Single Leg Stance Exercise
Safety Reminder: Always begin balance exercises in a safe environment with a sturdy chair nearby in case you need to touch it to regain balance. The kitchen or bathroom counter, a wall, or the corner of a room may also provide a supportive space to practice balance exercises. If you become dizzy or feel you are losing your balance at any time during the exercises plant both feet firmly on the ground and lightly touch the chair, counter or wall space you are working next to.
1) Stand tall and feel strong from the base of the feet, up through the spine, to the crown of the head.

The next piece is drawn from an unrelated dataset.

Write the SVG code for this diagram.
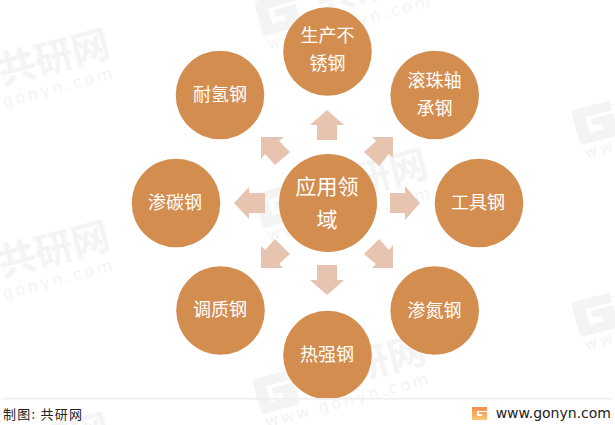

2) Gently shift the weight to one leg and lift the other foot off the ground at ankle level (Tips: Keep your glutes and core engaged and feeling strong. Touch the tip of your tongue to the roof of your mouth and the tips of your thumbs to the tips of your middle fingers. Continue to feel a lengthening through the spine.)
3) Hold this position for 20 seconds while maintaining a strong core. Relax and repeat on the other leg.
1) Instead of lifting the foot off the ground at ankle level, lift the knee higher so it forms a 90 degree angle (as pictured). Place a book or lightweight object above the knee and balance it there for 20 seconds.
2) While in the one-leg stance position, turn your attention to the weight being evenly dispersed across the complete surface of the sole (of the supporting foot). Next, subtly shift your weight from one side of the sole to the other side. When you feel comfortable with that, try shifting the weight back and forth from the heel to toes.
3) To challenge static balance further, try the exercises above with eyes closed. *NOTE: Before trying this advanced exercise please review the safety reminder above and make sure you are in a safe environment. Open your eyes immediately if you feel any dizziness or loss of balance.